**DIRECTIONS FOR THIS TASK:** Make an exact copy of all the entries below, with the pictures left out.

**DATA EXCERPTS:**
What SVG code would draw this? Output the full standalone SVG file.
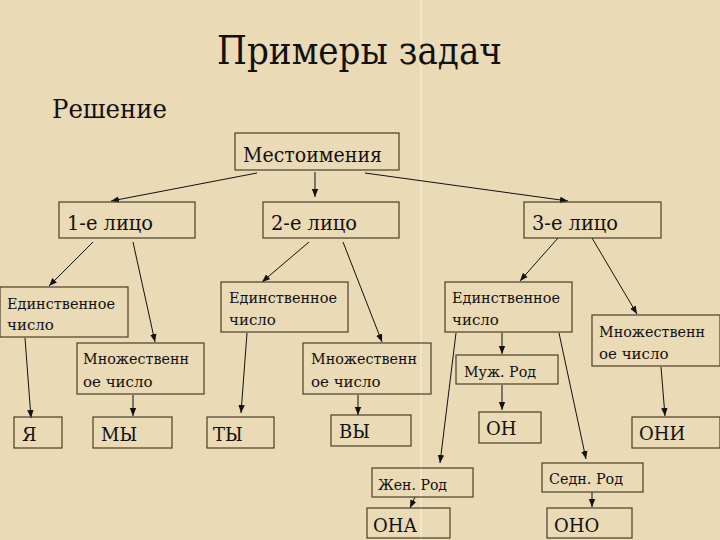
<svg xmlns="http://www.w3.org/2000/svg" width="720" height="540" viewBox="0 0 720 540">
<style>
.box{fill:none;stroke:#4a3e28;stroke-width:1.2}
text{font-family:'DejaVu Serif','Liberation Serif',serif;fill:#111}
.big{font-size:20px}
.mid{font-size:15px}
.pr{font-size:18px}
.c line{stroke:#111;stroke-width:1}
</style>
<defs>
<marker id="ah" viewBox="0 0 10 10" refX="10" refY="5" markerWidth="8" markerHeight="8" markerUnits="userSpaceOnUse" orient="auto">
<path d="M0,1 L10,5 L0,9 Z" fill="#111"/>
</marker>
</defs>
<rect width="720" height="540" fill="#eadab5"/>
<line x1="421" y1="0" x2="421" y2="540" stroke="#f6eedc" stroke-width="1.2"/>
<text x="217" y="64" font-size="40" textLength="285" lengthAdjust="spacingAndGlyphs">Примеры задач</text>
<text x="52" y="118" font-size="26" textLength="115" lengthAdjust="spacingAndGlyphs">Решение</text>

<g class="c" marker-end="url(#ah)">
<line x1="257" y1="173" x2="111" y2="201"/>
<line x1="315" y1="172" x2="315" y2="197"/>
<line x1="365" y1="173" x2="568" y2="201"/>
<line x1="93" y1="242" x2="49" y2="286"/>
<line x1="133" y1="242" x2="155" y2="342"/>
<line x1="309" y1="242" x2="262" y2="282"/>
<line x1="343" y1="242" x2="382" y2="342"/>
<line x1="558" y1="238" x2="520" y2="281"/>
<line x1="592" y1="238" x2="637" y2="314"/>
<line x1="25" y1="338" x2="31" y2="418"/>
<line x1="133" y1="395" x2="133" y2="416"/>
<line x1="247" y1="333" x2="241" y2="413"/>
<line x1="358" y1="395" x2="358" y2="415"/>
<line x1="502" y1="333" x2="502" y2="354"/>
<line x1="502" y1="385" x2="502" y2="410"/>
<line x1="456" y1="333" x2="440" y2="463"/>
<line x1="559" y1="333" x2="586" y2="459"/>
<line x1="661" y1="367" x2="665" y2="416"/>
<line x1="415" y1="497" x2="410" y2="508"/>
<line x1="592" y1="492" x2="592" y2="507"/>
</g>

<g id="n-mest"><rect class="box" x="235" y="133" width="164" height="37"/><text class="big" x="243" y="162" textLength="139" lengthAdjust="spacingAndGlyphs">Местоимения</text></g>
<g id="n-1"><rect class="box" x="59" y="202" width="136" height="36"/><text class="big" x="67" y="230" textLength="86" lengthAdjust="spacingAndGlyphs">1-е лицо</text></g>
<g id="n-2"><rect class="box" x="263" y="202" width="136" height="36"/><text class="big" x="271" y="230" textLength="86" lengthAdjust="spacingAndGlyphs">2-е лицо</text></g>
<g id="n-3"><rect class="box" x="524" y="202" width="137" height="36"/><text class="big" x="532" y="230" textLength="86" lengthAdjust="spacingAndGlyphs">3-е лицо</text></g>

<g id="n-ed1"><rect class="box" x="0" y="287" width="128" height="50"/><text class="mid" x="7" y="309" textLength="108" lengthAdjust="spacingAndGlyphs">Единственное</text><text class="mid" x="7" y="330">число</text></g>
<g id="n-mn1"><rect class="box" x="77" y="343" width="127" height="51"/><text class="mid" x="83" y="364" textLength="106" lengthAdjust="spacingAndGlyphs">Множественн</text><text class="mid" x="83" y="387">ое число</text></g>
<g id="n-ed2"><rect class="box" x="221" y="282" width="127" height="50"/><text class="mid" x="229" y="303" textLength="108" lengthAdjust="spacingAndGlyphs">Единственное</text><text class="mid" x="229" y="325">число</text></g>
<g id="n-mn2"><rect class="box" x="303" y="343" width="128" height="51"/><text class="mid" x="311" y="364" textLength="106" lengthAdjust="spacingAndGlyphs">Множественн</text><text class="mid" x="311" y="387">ое число</text></g>
<g id="n-ed3"><rect class="box" x="445" y="282" width="127" height="50"/><text class="mid" x="452" y="303" textLength="108" lengthAdjust="spacingAndGlyphs">Единственное</text><text class="mid" x="452" y="325">число</text></g>
<g id="n-mn3"><rect class="box" x="592" y="315" width="128" height="51"/><text class="mid" x="599" y="337" textLength="106" lengthAdjust="spacingAndGlyphs">Множественн</text><text class="mid" x="599" y="359">ое число</text></g>

<g id="n-ya"><rect class="box" x="14" y="417" width="48" height="31"/><text class="pr" x="22" y="441">Я</text></g>
<g id="n-my"><rect class="box" x="93" y="417" width="79" height="31"/><text class="pr" x="101" y="441">МЫ</text></g>
<g id="n-ty"><rect class="box" x="207" y="417" width="67" height="31"/><text class="pr" x="213" y="441">ТЫ</text></g>
<g id="n-vy"><rect class="box" x="331" y="415" width="80" height="31"/><text class="pr" x="339" y="438">ВЫ</text></g>
<g id="n-muzh"><rect class="box" x="456" y="355" width="102" height="29"/><text class="mid" x="464" y="377" textLength="72" lengthAdjust="spacingAndGlyphs">Муж. Род</text></g>
<g id="n-on"><rect class="box" x="479" y="412" width="62" height="31"/><text class="pr" x="486" y="435">ОН</text></g>
<g id="n-oni"><rect class="box" x="632" y="417" width="88" height="31"/><text class="pr" x="639" y="440">ОНИ</text></g>
<g id="n-zhen"><rect class="box" x="372" y="468" width="101" height="29"/><text class="mid" x="378" y="490" textLength="69" lengthAdjust="spacingAndGlyphs">Жен. Род</text></g>
<g id="n-sredn"><rect class="box" x="542" y="463" width="101" height="29"/><text class="mid" x="549" y="484" textLength="74" lengthAdjust="spacingAndGlyphs">Седн. Род</text></g>
<g id="n-ona"><rect class="box" x="367" y="508" width="83" height="30"/><text class="pr" x="373" y="532">ОНА</text></g>
<g id="n-ono"><rect class="box" x="547" y="508" width="85" height="30"/><text class="pr" x="554" y="532">ОНО</text></g>
</svg>
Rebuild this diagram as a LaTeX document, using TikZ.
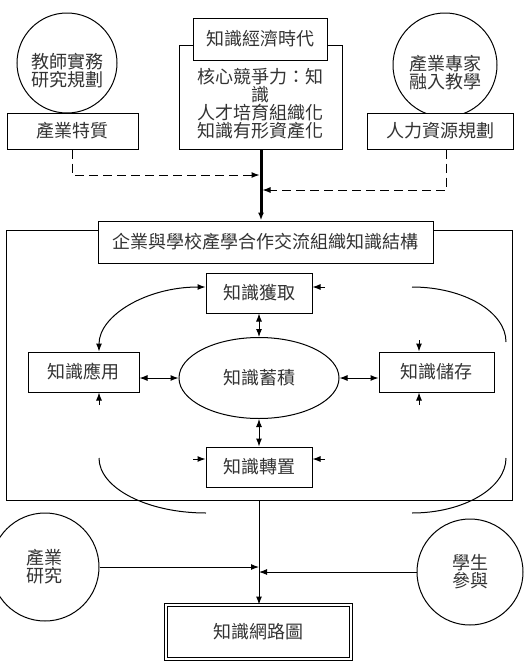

**TASK SOLUTION:**
What SVG code would draw this? Output the full standalone SVG file.
<svg xmlns="http://www.w3.org/2000/svg" width="720" height="540" viewBox="0 0 720 540">
<style>
.box{fill:none;stroke:#4a3e28;stroke-width:1.2}
text{font-family:'DejaVu Serif','Liberation Serif',serif;fill:#111}
.big{font-size:20px}
.mid{font-size:15px}
.pr{font-size:18px}
.c line{stroke:#111;stroke-width:1}
</style>
<defs>
<marker id="ah" viewBox="0 0 10 10" refX="10" refY="5" markerWidth="8" markerHeight="8" markerUnits="userSpaceOnUse" orient="auto">
<path d="M0,1 L10,5 L0,9 Z" fill="#111"/>
</marker>
</defs>
<rect width="720" height="540" fill="#eadab5"/>
<line x1="421" y1="0" x2="421" y2="540" stroke="#f6eedc" stroke-width="1.2"/>
<text x="217" y="64" font-size="40" textLength="285" lengthAdjust="spacingAndGlyphs">Примеры задач</text>
<text x="52" y="118" font-size="26" textLength="115" lengthAdjust="spacingAndGlyphs">Решение</text>

<g class="c" marker-end="url(#ah)">
<line x1="257" y1="173" x2="111" y2="201"/>
<line x1="315" y1="172" x2="315" y2="197"/>
<line x1="365" y1="173" x2="568" y2="201"/>
<line x1="93" y1="242" x2="49" y2="286"/>
<line x1="133" y1="242" x2="155" y2="342"/>
<line x1="309" y1="242" x2="262" y2="282"/>
<line x1="343" y1="242" x2="382" y2="342"/>
<line x1="558" y1="238" x2="520" y2="281"/>
<line x1="592" y1="238" x2="637" y2="314"/>
<line x1="25" y1="338" x2="31" y2="418"/>
<line x1="133" y1="395" x2="133" y2="416"/>
<line x1="247" y1="333" x2="241" y2="413"/>
<line x1="358" y1="395" x2="358" y2="415"/>
<line x1="502" y1="333" x2="502" y2="354"/>
<line x1="502" y1="385" x2="502" y2="410"/>
<line x1="456" y1="333" x2="440" y2="463"/>
<line x1="559" y1="333" x2="586" y2="459"/>
<line x1="661" y1="367" x2="665" y2="416"/>
<line x1="415" y1="497" x2="410" y2="508"/>
<line x1="592" y1="492" x2="592" y2="507"/>
</g>

<g id="n-mest"><rect class="box" x="235" y="133" width="164" height="37"/><text class="big" x="243" y="162" textLength="139" lengthAdjust="spacingAndGlyphs">Местоимения</text></g>
<g id="n-1"><rect class="box" x="59" y="202" width="136" height="36"/><text class="big" x="67" y="230" textLength="86" lengthAdjust="spacingAndGlyphs">1-е лицо</text></g>
<g id="n-2"><rect class="box" x="263" y="202" width="136" height="36"/><text class="big" x="271" y="230" textLength="86" lengthAdjust="spacingAndGlyphs">2-е лицо</text></g>
<g id="n-3"><rect class="box" x="524" y="202" width="137" height="36"/><text class="big" x="532" y="230" textLength="86" lengthAdjust="spacingAndGlyphs">3-е лицо</text></g>

<g id="n-ed1"><rect class="box" x="0" y="287" width="128" height="50"/><text class="mid" x="7" y="309" textLength="108" lengthAdjust="spacingAndGlyphs">Единственное</text><text class="mid" x="7" y="330">число</text></g>
<g id="n-mn1"><rect class="box" x="77" y="343" width="127" height="51"/><text class="mid" x="83" y="364" textLength="106" lengthAdjust="spacingAndGlyphs">Множественн</text><text class="mid" x="83" y="387">ое число</text></g>
<g id="n-ed2"><rect class="box" x="221" y="282" width="127" height="50"/><text class="mid" x="229" y="303" textLength="108" lengthAdjust="spacingAndGlyphs">Единственное</text><text class="mid" x="229" y="325">число</text></g>
<g id="n-mn2"><rect class="box" x="303" y="343" width="128" height="51"/><text class="mid" x="311" y="364" textLength="106" lengthAdjust="spacingAndGlyphs">Множественн</text><text class="mid" x="311" y="387">ое число</text></g>
<g id="n-ed3"><rect class="box" x="445" y="282" width="127" height="50"/><text class="mid" x="452" y="303" textLength="108" lengthAdjust="spacingAndGlyphs">Единственное</text><text class="mid" x="452" y="325">число</text></g>
<g id="n-mn3"><rect class="box" x="592" y="315" width="128" height="51"/><text class="mid" x="599" y="337" textLength="106" lengthAdjust="spacingAndGlyphs">Множественн</text><text class="mid" x="599" y="359">ое число</text></g>

<g id="n-ya"><rect class="box" x="14" y="417" width="48" height="31"/><text class="pr" x="22" y="441">Я</text></g>
<g id="n-my"><rect class="box" x="93" y="417" width="79" height="31"/><text class="pr" x="101" y="441">МЫ</text></g>
<g id="n-ty"><rect class="box" x="207" y="417" width="67" height="31"/><text class="pr" x="213" y="441">ТЫ</text></g>
<g id="n-vy"><rect class="box" x="331" y="415" width="80" height="31"/><text class="pr" x="339" y="438">ВЫ</text></g>
<g id="n-muzh"><rect class="box" x="456" y="355" width="102" height="29"/><text class="mid" x="464" y="377" textLength="72" lengthAdjust="spacingAndGlyphs">Муж. Род</text></g>
<g id="n-on"><rect class="box" x="479" y="412" width="62" height="31"/><text class="pr" x="486" y="435">ОН</text></g>
<g id="n-oni"><rect class="box" x="632" y="417" width="88" height="31"/><text class="pr" x="639" y="440">ОНИ</text></g>
<g id="n-zhen"><rect class="box" x="372" y="468" width="101" height="29"/><text class="mid" x="378" y="490" textLength="69" lengthAdjust="spacingAndGlyphs">Жен. Род</text></g>
<g id="n-sredn"><rect class="box" x="542" y="463" width="101" height="29"/><text class="mid" x="549" y="484" textLength="74" lengthAdjust="spacingAndGlyphs">Седн. Род</text></g>
<g id="n-ona"><rect class="box" x="367" y="508" width="83" height="30"/><text class="pr" x="373" y="532">ОНА</text></g>
<g id="n-ono"><rect class="box" x="547" y="508" width="85" height="30"/><text class="pr" x="554" y="532">ОНО</text></g>
</svg>
Rebuild this diagram as a LaTeX document, using TikZ.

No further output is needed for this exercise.